Because of their remoteness, most sites are linked back to their host institutions via modems, usually on the NextG mobile network. This allows researchers to collect the data daily and to monitor the sites from the comfort of their own desktops: see, for example, the Howard Springs site run by Monash and Charles Darwin universities. However, site visits are still needed every few weeks to retrieve the raw data and to service and check the instruments. There are also visits to collect ancillary data, such as leaf-area index, plant photosynthetic capacity, standing biomass, soil carbon, and a host of other ecosystem measures – often conducted in collaboration with other TERN facilities – required for interpretation of the flux tower data.

With a typical site storing around 1 million processed numbers a year, OzFlux needed easy-to-use, standardised quality-control procedures and a system that could be used across the network sites. These procedures and system enable OzFlux to automate the quality control process and publish uniform quality datasets across the flux network. The system was written by members of the OzFlux community in the Python language so that it is open-source and cross-platform. The central idea was to automate as much of the data processing as possible, but to still leave a human to review and accept the results. This design makes use of the fact that while people are very good at recognising the patterns indicating good or bad data, they get bored very quickly. In contrast, it’s hard to get computers to recognise patterns but they never get bored. The data infrastructure developed for OzFlux combines the best of both worlds.

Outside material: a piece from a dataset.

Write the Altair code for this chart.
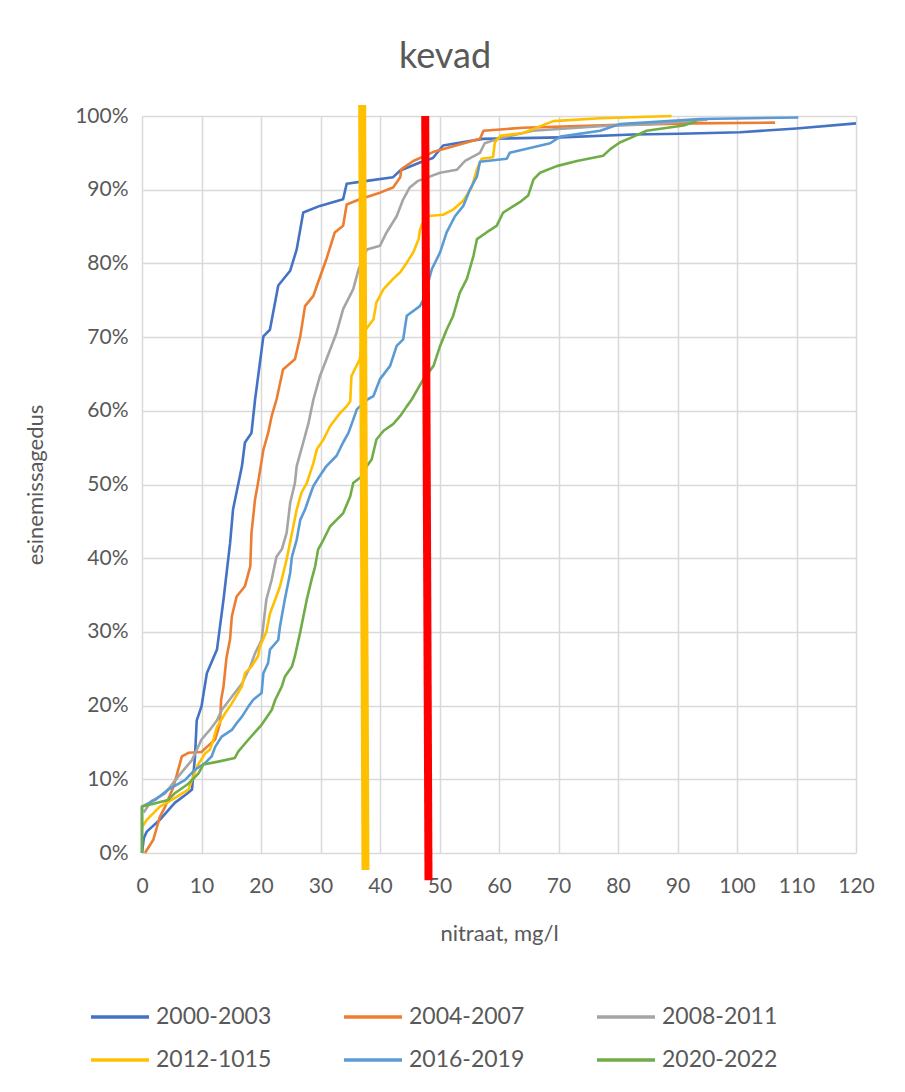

Once passing this stage, the data are stored and made accessible via the OzFlux Data Portal, originally developed for Monash University researchers by the Monash eResearch Centre on a program funded by the Australian National Data Service. Researchers upload their data to the OzFlux portal every quarter as NetCDF files, a format chosen for its ability to store metadata in the same file as the data itself. The data collections on the portal and the metadata for the files stored in the collections can be viewed by anyone, but access to the data currently requires an account, which is obtained by simply registering from the portal’s home page. Metadata describing each collection on the portal is also packaged in RIF-CS files and made available to any interested organisations such as the TERN Data Discovery Portal and Research Data Australia.

OzFlux’s data infrastructure is technically sophisticated and highly automated. The key to managing this level of complexity has been standardisation: across instruments, data collection methods, data processing and data format. Getting some 11 different research groups to adopt a standard approach to managing near-real-time data streams has been one of the greater challenges for OzFlux, but it is now clear evidence of the facility’s success.

The benefits of this cooperative development of data infrastructure are beginning to be realised, inside and outside the OzFlux community. Other research groups within Australia (e.g. the Regional Carbon Cycle Assessment Program) and the international ecosystem exchange community (via FluxNet) are already achieving efficiency and productivity gains by routinely using OzFlux-generated data for their projects. OzFlux remains committed to further refining its data infrastructure as it continues into its second decade of flux data collection.